After a shooting on a Bangor college campus, the school will be installing more security cameras sooner than expected.
The dean of University of Maine at Augusta’s Bangor campus, Jeff Sychterz, said the university had planned to install more cameras to cover all the parking lots and buildings and was accelerating that process because of the Feb. 11 shooting in a parking lot. He also said Tuesday it was an oversight to not notify students of the shooting.
Students brought their concerns to Bangor City Council during public comment at a meeting Monday.
One person was injured in the shooting, which was between two people who were living in their cars and parked in an unused lot near where the campus abuts the city’s largest homeless encampment, often called Tent City or Camp Hope. They were not from the homeless encampment, City Council chairperson Cara Pelletier said Monday.
Students were left worried and confused about what happened, UMA student Colby Quinlan said.
Six students and people connected to UMA told councilors they do not feel safe on campus because of the homeless encampment nearby, citing issues with people peering through car windows and breaking into cars, needles in the grass and loose dogs. An unknown number of people live in tents, vehicles and makeshift shelters in the encampment on a wooded piece of city-owned land behind the Hope House.
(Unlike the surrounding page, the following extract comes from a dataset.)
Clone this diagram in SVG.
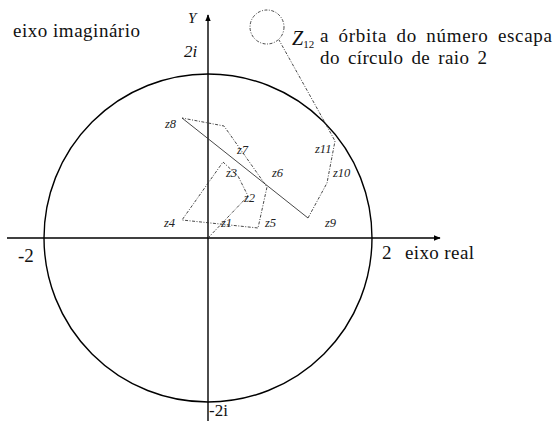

Sychterz Tuesday said that the university is safe. In the very few instances of violence over the years, no faculty, staff or students were harmed or threatened with harm. Homeless people are frequently the people who have violence committed against them, Sychterz said.
“I really do believe that no one needs to be concerned for the safety coming to the campus,” he said. “We have a number of Bangor residents who walk their dogs or go for walks themselves on the campus early in the morning until late in the evening. They feel comfortable coming to campus.”
There are two security cameras on campus, as well as a privacy fence that helps block the view between the school property and the encampment, the school said previously. Sychterz did not provide a timeline for adding more cameras but said the school is accelerating the plan and finding the money.
“The concern for our safety is stressing us more than ever, and it is making it incredibly difficult to focus on our studies,” UMA student Emily Pardoe told city councilors.
As a result of the shooting, the university began requiring keycards to access a floor of the veterinary technology because of potential safety concerns, Sychterz said. The floor had changing rooms and a lot of students worked there. The school is discussing additional security measures, but he said it is too early to go into specifics.
“We at this time are not planning on locking the entire campus down,” he said. “I think it’s important that we are a public institution, that has a public mission and, of course, open to the public.”
There is a plan ready if the security issues escalate and the whole campus needs to change to keycard access, he said.
Denise Coleman, the mother of an UMA student, told councilors there are warning signs the city and school are ignoring, comparing the situation to the October mass shooting in Lewiston, when warning signs were missed in the months before a shooter killed 18 people and wounded 25 others.
“Do you want some dead students? Is that going to make you move the homeless encampment?” Coleman said. “These students, they’re not safe.”
Students described being afraid of walking to their cars after dark, not being able to sit on the grass picnic areas and someone walking around naked in the warmer months. It’s a distraction from studying and classes, Pardoe said.
The city and UMA have been in communication for years and working together to address the issues posed by the homeless people, councilors and Sychterz said. An attempt last fall to move people from Tent City to permanent housing has partially worked, but there wasn’t enough housing and not everyone was willing to move.
“Your dean has been very proactive in getting in touch with the city,” City Councilor Dan Tremble said. “He’s been a great advocate for the campus, for more safety out there, for the city to do more.”
Part of UMA’s mission is to provide educational access to people who may not be traditional college students, Sychterz said. He is also a professor on campus and has taught numerous people who had experienced homelessness, substance use disorder and spent time in prison.
Associate professor Laura Kati Corlew said at the council meeting she’s also taught students similar to what Sychterz said. Through her work in psychology, she’s had experience with people in crisis and knows it’s difficult, but she also has to balance her responsibility for the well being of her students.
“Our neighbors in the camp could very well be our students in five years,” Corlew said.
Homelessness is a nationwide problem and there is no magic solution, but there needs to be change, UMA graduate student Heidi Toner said.
“There needs to be safety addressed,” Toner said. “There needs to be better communication between the city of Bangor and UMA. We need to get some clarity. We need to get some resolution. There’s a lot of students that are scared.”